By State Rep. Blaine Finch, 59th District, Franklin and Osage Counties

Greetings to all of you from Topeka. This week the Legislature voted down a controversial Constitutional amendment that would have dismantled the Kansas system of judicial selection and replaced it with the same system being used by D.C. politicians in our federal courts.

Recent weeks been wrought with political games and threats on this issue. Many struggled under pressure from Topeka lobbyists and the governor’s office, who pushed them to implement the dysfunctional federal system. But, our Kansas Constitutional system – which has granted us fair and impartial courts through three separate but equal branches of government for more than a century – is simply too important to throw away. That is why I voted against their attempt to dismantle the Kansas system.

Here is why I voted to protect our Kansas system of judicial selection:

Kansas and 23 other states use merit selection to ensure fair and impartial courts.

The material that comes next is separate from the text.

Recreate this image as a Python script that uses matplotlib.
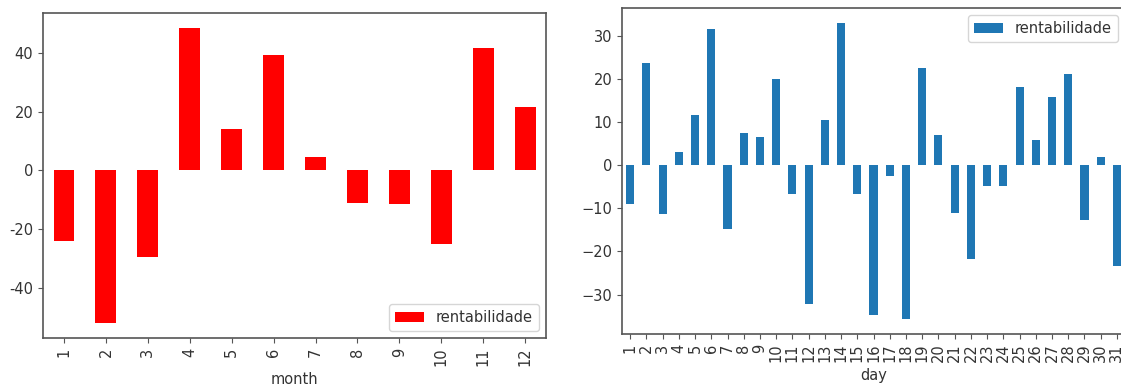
import numpy as np
import matplotlib
matplotlib.use("Agg")
import matplotlib.pyplot as plt
from matplotlib.ticker import FuncFormatter

# Rentabilidade acumulada por mês e por dia do mês
months = list(range(1, 13))
rent_month = [-24.1, -52.0, -29.4, 48.5, 13.9, 39.2, 4.6, -11.0, -11.4, -25.2, 41.7, 21.4]

days = list(range(1, 32))
rent_day = [-8.9, 23.7, -11.2, 3.1, 11.7, 31.6, -14.8, 7.5, 6.6, 20.1,
            -6.7, -32.1, 10.4, 33.0, -6.7, -34.8, -2.6, -35.7, 22.5, 7.0,
            -11.0, -21.8, -4.8, -4.8, 18.1, 5.9, 15.8, 21.2, -12.6, 1.8, -23.3]

SPINE = "#555555"
TEXT = "#333333"

plt.rcParams["font.size"] = 10.5
plt.rcParams["text.color"] = TEXT
plt.rcParams["axes.labelcolor"] = TEXT
plt.rcParams["xtick.color"] = TEXT
plt.rcParams["ytick.color"] = TEXT


def bar_panel(ax, labels, values, color, xlabel, legend_loc):
    pos = np.arange(len(labels))
    ax.bar(pos, values, width=0.5, color=color, label="rentabilidade")
    ax.set_xlim(-0.5, len(labels) - 0.5)
    ax.set_xticks(pos)
    ax.set_xticklabels([str(v) for v in labels], rotation=90)
    ax.set_xlabel(xlabel)
    for s in ax.spines.values():
        s.set_color(SPINE)
        s.set_linewidth(1.2)
    ax.tick_params(color=SPINE)
    ax.legend(loc=legend_loc)


fig = plt.figure(figsize=(11.21, 3.87), dpi=100)

# gráfico mensal (hífen simples nos rótulos negativos)
ax1 = fig.add_axes([0.0384, 0.1266, 0.4487, 0.8398])
bar_panel(ax1, months, rent_month, "red", "month", "lower right")
ax1.yaxis.set_major_formatter(FuncFormatter(lambda v, p: f"{v:.0f}"))

# gráfico diário, cortado na borda direita
ax2 = fig.add_axes([0.5549, 0.137, 0.4487, 0.842])
bar_panel(ax2, days, rent_day, "#1f77b4", "day", "upper right")

fig.savefig("out.png", dpi=100)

Under merit selection, Supreme Court justices are vetted by an independent commission that considers each nominee’s legal experience and qualifications. The Kansas commission, which is made up of five attorneys and four citizens, then recommends the three most qualified nominees to the governor for his consideration. The governor then selects which nominee shall be appointed to the court. While the merit selection model gives the governor a key role in the process, it does not grant him a blank check to appoint friends and political cronies at will.

Ask yourself this: If you found yourself in a courtroom, would you feel safest knowing the judge was chosen based on his legal experience and qualifications? Or knowing the judge was picked by politicians based on who his friends were or how much money he gave in political contributions?

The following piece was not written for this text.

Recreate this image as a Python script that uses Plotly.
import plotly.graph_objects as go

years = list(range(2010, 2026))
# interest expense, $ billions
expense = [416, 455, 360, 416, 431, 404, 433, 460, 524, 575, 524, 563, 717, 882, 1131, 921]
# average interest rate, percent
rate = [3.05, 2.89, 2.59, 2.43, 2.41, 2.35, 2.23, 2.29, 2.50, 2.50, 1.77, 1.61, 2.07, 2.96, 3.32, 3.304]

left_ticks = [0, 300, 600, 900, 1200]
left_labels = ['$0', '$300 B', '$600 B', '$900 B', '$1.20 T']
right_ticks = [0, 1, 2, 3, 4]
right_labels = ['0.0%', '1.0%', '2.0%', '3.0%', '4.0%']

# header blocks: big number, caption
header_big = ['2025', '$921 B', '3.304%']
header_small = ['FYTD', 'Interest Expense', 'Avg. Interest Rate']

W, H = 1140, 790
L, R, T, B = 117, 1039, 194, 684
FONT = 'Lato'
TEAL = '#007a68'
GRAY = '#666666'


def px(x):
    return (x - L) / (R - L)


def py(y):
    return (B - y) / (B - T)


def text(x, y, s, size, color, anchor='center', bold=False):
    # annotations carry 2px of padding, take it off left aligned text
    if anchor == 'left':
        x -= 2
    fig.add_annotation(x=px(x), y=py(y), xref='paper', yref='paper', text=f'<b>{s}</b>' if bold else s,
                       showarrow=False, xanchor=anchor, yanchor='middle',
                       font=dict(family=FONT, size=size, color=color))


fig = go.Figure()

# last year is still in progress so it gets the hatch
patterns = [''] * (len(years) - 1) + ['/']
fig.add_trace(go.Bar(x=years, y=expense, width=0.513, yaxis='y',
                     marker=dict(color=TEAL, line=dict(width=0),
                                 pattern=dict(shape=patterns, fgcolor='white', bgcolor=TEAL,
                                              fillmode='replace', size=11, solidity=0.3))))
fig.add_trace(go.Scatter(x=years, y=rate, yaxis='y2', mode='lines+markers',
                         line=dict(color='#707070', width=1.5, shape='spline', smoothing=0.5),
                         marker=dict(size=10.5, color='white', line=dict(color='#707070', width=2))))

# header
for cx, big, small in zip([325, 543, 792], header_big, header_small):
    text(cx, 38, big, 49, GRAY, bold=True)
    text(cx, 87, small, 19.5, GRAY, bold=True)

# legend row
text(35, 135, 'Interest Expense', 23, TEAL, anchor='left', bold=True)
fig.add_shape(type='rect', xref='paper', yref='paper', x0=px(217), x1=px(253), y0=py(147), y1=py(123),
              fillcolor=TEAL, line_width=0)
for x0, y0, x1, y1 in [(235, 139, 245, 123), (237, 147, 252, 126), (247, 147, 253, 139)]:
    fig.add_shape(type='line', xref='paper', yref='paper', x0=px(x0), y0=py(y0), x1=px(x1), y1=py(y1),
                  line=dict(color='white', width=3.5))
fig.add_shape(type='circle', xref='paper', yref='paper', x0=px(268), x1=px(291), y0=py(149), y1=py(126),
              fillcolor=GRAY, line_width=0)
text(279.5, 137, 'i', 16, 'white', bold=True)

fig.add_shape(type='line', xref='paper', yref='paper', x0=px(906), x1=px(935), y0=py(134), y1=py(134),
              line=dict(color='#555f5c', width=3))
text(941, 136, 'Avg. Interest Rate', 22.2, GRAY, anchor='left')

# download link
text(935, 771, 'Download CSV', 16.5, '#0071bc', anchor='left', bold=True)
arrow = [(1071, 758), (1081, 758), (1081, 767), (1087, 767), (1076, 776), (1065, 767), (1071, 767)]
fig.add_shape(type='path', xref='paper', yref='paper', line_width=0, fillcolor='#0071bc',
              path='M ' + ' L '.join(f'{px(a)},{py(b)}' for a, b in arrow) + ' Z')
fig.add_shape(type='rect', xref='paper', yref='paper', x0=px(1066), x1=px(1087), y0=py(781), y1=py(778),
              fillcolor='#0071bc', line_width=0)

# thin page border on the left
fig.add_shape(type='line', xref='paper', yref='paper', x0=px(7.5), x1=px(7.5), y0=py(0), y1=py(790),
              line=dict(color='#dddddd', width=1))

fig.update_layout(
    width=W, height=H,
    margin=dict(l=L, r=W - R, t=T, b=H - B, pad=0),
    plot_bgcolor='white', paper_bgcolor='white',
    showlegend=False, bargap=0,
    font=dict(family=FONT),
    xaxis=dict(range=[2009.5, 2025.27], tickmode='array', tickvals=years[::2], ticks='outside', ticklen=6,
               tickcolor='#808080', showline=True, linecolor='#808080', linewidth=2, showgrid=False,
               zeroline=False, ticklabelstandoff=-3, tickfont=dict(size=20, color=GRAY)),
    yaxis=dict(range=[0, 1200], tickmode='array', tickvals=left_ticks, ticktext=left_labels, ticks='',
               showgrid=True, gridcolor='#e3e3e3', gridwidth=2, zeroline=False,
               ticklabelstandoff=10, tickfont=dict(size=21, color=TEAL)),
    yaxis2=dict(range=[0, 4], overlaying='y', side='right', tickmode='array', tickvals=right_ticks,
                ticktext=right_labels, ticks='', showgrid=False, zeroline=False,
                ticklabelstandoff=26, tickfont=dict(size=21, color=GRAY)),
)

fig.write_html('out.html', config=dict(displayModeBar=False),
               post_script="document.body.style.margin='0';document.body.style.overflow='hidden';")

I believe the checks and balances we have in place to prevent politics in our courts are critical to making sure all Kansans get a fair shake in court – regardless of their political beliefs or the size of their bank account.

Merit selection was implemented by Kansas voters to prevent corruption.

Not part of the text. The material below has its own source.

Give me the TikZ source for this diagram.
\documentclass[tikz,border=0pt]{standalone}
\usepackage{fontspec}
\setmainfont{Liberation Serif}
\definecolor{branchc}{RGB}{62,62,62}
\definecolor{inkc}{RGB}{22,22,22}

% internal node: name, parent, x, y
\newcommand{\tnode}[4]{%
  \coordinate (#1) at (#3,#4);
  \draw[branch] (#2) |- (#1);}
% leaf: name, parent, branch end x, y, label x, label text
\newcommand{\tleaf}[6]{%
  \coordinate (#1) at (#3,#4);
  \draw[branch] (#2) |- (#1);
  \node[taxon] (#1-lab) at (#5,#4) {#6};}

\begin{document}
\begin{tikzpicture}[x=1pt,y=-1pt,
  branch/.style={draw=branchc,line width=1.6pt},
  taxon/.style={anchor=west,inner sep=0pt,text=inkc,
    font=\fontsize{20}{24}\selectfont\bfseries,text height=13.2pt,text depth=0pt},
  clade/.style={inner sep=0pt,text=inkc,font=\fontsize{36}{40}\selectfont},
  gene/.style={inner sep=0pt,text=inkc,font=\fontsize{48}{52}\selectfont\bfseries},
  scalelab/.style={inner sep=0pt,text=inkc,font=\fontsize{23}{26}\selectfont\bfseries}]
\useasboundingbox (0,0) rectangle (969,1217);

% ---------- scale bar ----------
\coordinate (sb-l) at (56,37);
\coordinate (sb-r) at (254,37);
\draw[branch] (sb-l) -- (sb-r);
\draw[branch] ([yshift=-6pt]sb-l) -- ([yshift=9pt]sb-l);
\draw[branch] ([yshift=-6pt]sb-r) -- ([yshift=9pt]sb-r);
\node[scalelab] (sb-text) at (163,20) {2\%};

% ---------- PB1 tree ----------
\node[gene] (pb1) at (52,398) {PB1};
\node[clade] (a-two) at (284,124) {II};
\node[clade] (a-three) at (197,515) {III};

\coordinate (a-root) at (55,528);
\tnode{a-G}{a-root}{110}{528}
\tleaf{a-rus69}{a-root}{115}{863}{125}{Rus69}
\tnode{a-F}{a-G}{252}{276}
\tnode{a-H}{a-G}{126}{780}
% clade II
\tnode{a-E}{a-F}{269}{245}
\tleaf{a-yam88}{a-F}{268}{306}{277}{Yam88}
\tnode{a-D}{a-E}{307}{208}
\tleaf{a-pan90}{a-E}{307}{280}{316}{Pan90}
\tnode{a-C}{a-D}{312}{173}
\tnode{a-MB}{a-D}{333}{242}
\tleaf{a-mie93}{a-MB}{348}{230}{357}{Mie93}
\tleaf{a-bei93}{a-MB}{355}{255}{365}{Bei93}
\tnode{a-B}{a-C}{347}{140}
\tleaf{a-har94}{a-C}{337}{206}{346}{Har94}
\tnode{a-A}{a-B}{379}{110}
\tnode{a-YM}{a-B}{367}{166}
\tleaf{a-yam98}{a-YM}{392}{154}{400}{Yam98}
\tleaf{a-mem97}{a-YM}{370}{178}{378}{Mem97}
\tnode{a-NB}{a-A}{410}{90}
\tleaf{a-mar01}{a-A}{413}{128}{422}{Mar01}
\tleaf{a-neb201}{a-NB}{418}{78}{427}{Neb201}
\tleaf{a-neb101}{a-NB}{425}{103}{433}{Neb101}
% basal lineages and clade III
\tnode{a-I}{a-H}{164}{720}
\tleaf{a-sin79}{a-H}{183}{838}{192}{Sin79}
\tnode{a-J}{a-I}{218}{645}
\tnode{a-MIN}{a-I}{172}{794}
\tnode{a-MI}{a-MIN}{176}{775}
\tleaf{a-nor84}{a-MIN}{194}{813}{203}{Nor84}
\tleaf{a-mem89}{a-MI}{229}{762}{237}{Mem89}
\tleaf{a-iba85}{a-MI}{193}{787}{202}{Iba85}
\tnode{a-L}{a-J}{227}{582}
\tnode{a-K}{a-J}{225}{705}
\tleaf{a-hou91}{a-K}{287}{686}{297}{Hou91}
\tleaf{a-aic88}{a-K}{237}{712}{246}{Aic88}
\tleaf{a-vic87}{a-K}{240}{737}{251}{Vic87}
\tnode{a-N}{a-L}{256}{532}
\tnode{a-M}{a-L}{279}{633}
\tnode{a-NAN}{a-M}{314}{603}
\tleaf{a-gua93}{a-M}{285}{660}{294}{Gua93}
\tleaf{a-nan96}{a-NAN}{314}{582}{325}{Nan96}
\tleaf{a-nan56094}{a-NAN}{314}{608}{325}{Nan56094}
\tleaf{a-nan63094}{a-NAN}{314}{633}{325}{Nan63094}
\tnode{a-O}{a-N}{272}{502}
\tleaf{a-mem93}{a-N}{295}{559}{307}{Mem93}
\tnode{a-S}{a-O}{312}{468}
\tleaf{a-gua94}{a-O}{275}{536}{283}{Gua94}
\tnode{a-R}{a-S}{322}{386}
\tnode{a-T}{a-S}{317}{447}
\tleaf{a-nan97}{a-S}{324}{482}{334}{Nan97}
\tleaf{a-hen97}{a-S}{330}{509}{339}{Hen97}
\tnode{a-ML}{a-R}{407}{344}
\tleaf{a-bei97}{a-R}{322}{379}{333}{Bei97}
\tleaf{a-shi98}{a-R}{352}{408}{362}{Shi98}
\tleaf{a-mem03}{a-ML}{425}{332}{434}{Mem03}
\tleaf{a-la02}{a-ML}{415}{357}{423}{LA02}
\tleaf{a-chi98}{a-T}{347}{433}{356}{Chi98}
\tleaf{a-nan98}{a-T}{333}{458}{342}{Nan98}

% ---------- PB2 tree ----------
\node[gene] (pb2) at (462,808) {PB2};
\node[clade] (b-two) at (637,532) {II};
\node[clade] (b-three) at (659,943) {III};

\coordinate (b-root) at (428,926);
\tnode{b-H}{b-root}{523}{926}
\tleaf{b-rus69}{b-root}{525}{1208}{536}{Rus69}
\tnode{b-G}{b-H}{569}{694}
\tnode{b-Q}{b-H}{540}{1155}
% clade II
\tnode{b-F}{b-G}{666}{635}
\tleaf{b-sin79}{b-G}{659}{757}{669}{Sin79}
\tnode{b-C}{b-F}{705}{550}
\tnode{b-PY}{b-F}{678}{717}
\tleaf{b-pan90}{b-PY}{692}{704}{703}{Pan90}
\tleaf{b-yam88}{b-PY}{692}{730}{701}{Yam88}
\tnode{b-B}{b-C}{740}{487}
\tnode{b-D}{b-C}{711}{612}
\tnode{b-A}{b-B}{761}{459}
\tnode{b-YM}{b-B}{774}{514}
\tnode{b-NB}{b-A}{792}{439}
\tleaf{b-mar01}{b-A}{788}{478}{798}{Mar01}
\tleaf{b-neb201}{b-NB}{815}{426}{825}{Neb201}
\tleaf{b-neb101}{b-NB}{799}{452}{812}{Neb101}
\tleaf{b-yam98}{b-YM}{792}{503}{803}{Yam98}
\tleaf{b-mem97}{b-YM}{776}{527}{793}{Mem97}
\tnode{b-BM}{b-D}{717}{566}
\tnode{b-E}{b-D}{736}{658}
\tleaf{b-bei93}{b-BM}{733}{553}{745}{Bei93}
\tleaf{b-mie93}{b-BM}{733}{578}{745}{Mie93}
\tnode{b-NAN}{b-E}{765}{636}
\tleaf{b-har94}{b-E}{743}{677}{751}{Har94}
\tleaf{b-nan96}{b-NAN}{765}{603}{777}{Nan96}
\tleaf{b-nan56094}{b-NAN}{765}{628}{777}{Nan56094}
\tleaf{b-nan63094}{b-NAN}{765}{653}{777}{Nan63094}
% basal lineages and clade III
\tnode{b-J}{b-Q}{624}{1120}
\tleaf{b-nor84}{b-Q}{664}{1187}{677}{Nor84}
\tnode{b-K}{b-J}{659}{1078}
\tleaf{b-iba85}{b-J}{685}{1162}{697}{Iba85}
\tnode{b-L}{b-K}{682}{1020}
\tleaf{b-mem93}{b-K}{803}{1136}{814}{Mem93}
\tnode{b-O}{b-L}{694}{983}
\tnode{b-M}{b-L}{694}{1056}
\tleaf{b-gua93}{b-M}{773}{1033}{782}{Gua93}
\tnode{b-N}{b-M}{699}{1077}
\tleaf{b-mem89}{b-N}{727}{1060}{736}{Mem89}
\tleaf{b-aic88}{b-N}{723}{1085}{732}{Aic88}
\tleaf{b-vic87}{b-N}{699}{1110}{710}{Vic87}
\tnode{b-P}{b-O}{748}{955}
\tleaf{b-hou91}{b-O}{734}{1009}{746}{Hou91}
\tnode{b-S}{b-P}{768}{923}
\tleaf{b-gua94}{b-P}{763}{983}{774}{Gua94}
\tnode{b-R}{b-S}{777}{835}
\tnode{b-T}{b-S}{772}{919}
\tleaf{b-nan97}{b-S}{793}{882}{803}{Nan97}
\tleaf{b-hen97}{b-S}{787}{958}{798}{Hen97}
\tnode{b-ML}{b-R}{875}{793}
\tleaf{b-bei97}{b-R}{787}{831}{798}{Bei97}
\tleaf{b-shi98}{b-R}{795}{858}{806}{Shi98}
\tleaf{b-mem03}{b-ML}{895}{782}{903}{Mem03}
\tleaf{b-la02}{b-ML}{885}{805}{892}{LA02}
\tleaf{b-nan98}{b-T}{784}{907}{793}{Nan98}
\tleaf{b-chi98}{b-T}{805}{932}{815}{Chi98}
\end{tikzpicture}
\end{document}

Kansas voters purposefully put our current system in place to derail corruption and political scandals. It became clear that concentrating too much power in the hands of one person or in the hands of one branch of government was a slippery slope that too easily allowed for cronyism and corruption. Because of that, Kansas voters reacted by approving the merit selection process we have today. As voters, we continue to have the final say with the option to retain or remove the justices every cycle through the retention election process. The federal model that is being pushed in Topeka concentrates the majority of the power with politicians instead of the people.

Safeguarding Kansas courts is not a pro-life issue.

Topeka lobbyists are working hard to make the judicial selection issue out to be a pro-life issue because they know that influences voters. They have already indicated they will tell Kansas voters that any legislator who voted against the judicial selection bill is not pro-life. I think that’s disgraceful. I encourage you to consider these facts: There are enough pro-life votes in the Kansas Legislature to fully ban abortions in Kansas, yet instead of pushing for a ban on abortions, the lobbyists are pushing for Kansas to implement the federal court model – the same model that gave us the Roe v. Wade decision in the first place.

Don’t be fooled. My voting record in support of pro-life legislation speaks for itself and I remain committed to upholding our community’s pro-life values. This vote was about keeping our courts transparent, keeping our judges accountable, and keeping Washington, D.C.’s dysfunctional politics out of Kansas.

The bottom line is this: corruption and politics do not belong in our courts. Ronald Reagan summed it up much better than I can – “The independence of the courts from improper political influence is a sacred principle. It must always be guarded.” The fight will not end here. Those in Topeka who didn’t get their way will be relentless in their pursuit to accumulate more power. But for now, our Kansas courts are guarded from government overreach and improper political influence.